◆ Short exercise
Write out the listing beneath this instruction in its entirety, exactly as it reads.

◆ Records from a collection
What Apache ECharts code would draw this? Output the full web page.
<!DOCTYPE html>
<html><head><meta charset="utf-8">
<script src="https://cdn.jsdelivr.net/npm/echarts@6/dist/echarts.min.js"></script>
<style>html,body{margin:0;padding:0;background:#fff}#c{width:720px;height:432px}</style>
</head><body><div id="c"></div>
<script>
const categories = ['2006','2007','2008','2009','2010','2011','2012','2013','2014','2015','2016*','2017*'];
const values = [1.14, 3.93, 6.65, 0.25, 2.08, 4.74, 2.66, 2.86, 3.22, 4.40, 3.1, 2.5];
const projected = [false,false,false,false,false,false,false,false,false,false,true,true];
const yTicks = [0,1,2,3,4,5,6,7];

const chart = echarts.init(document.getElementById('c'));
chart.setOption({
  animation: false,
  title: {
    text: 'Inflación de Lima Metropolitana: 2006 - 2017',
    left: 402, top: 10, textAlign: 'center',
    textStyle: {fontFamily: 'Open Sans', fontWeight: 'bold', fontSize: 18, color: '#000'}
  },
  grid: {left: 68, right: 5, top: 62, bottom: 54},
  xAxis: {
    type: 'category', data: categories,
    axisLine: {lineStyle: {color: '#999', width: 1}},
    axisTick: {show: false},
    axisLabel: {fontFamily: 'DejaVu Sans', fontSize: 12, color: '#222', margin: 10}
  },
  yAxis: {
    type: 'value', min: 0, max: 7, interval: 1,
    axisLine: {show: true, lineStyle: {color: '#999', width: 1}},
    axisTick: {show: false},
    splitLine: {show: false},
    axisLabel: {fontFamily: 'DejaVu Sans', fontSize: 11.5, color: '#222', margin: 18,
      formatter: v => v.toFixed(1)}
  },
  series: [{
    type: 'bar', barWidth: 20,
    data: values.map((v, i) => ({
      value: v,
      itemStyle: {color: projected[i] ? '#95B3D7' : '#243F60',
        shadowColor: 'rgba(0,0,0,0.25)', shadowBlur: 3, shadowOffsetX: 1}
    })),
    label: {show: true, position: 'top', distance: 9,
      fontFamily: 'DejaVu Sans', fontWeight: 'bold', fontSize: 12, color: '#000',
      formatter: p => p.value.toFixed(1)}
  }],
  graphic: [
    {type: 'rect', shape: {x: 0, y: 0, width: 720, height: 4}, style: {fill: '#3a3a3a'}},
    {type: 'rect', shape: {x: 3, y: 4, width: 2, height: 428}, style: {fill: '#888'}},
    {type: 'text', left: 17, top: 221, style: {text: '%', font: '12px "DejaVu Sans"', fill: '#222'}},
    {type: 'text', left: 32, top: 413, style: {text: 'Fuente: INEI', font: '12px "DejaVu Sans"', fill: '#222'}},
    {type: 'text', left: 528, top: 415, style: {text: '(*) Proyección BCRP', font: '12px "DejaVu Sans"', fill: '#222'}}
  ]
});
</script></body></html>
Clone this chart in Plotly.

◆ Right answer
What Apache ECharts code would draw this? Output the full web page.
<!DOCTYPE html>
<html><head><meta charset="utf-8">
<script src="https://cdn.jsdelivr.net/npm/echarts@6/dist/echarts.min.js"></script>
<style>html,body{margin:0;padding:0;background:#fff}#c{width:720px;height:432px}</style>
</head><body><div id="c"></div>
<script>
const categories = ['2006','2007','2008','2009','2010','2011','2012','2013','2014','2015','2016*','2017*'];
const values = [1.14, 3.93, 6.65, 0.25, 2.08, 4.74, 2.66, 2.86, 3.22, 4.40, 3.1, 2.5];
const projected = [false,false,false,false,false,false,false,false,false,false,true,true];
const yTicks = [0,1,2,3,4,5,6,7];

const chart = echarts.init(document.getElementById('c'));
chart.setOption({
  animation: false,
  title: {
    text: 'Inflación de Lima Metropolitana: 2006 - 2017',
    left: 402, top: 10, textAlign: 'center',
    textStyle: {fontFamily: 'Open Sans', fontWeight: 'bold', fontSize: 18, color: '#000'}
  },
  grid: {left: 68, right: 5, top: 62, bottom: 54},
  xAxis: {
    type: 'category', data: categories,
    axisLine: {lineStyle: {color: '#999', width: 1}},
    axisTick: {show: false},
    axisLabel: {fontFamily: 'DejaVu Sans', fontSize: 12, color: '#222', margin: 10}
  },
  yAxis: {
    type: 'value', min: 0, max: 7, interval: 1,
    axisLine: {show: true, lineStyle: {color: '#999', width: 1}},
    axisTick: {show: false},
    splitLine: {show: false},
    axisLabel: {fontFamily: 'DejaVu Sans', fontSize: 11.5, color: '#222', margin: 18,
      formatter: v => v.toFixed(1)}
  },
  series: [{
    type: 'bar', barWidth: 20,
    data: values.map((v, i) => ({
      value: v,
      itemStyle: {color: projected[i] ? '#95B3D7' : '#243F60',
        shadowColor: 'rgba(0,0,0,0.25)', shadowBlur: 3, shadowOffsetX: 1}
    })),
    label: {show: true, position: 'top', distance: 9,
      fontFamily: 'DejaVu Sans', fontWeight: 'bold', fontSize: 12, color: '#000',
      formatter: p => p.value.toFixed(1)}
  }],
  graphic: [
    {type: 'rect', shape: {x: 0, y: 0, width: 720, height: 4}, style: {fill: '#3a3a3a'}},
    {type: 'rect', shape: {x: 3, y: 4, width: 2, height: 428}, style: {fill: '#888'}},
    {type: 'text', left: 17, top: 221, style: {text: '%', font: '12px "DejaVu Sans"', fill: '#222'}},
    {type: 'text', left: 32, top: 413, style: {text: 'Fuente: INEI', font: '12px "DejaVu Sans"', fill: '#222'}},
    {type: 'text', left: 528, top: 415, style: {text: '(*) Proyección BCRP', font: '12px "DejaVu Sans"', fill: '#222'}}
  ]
});
</script></body></html>
Clone this chart in Plotly.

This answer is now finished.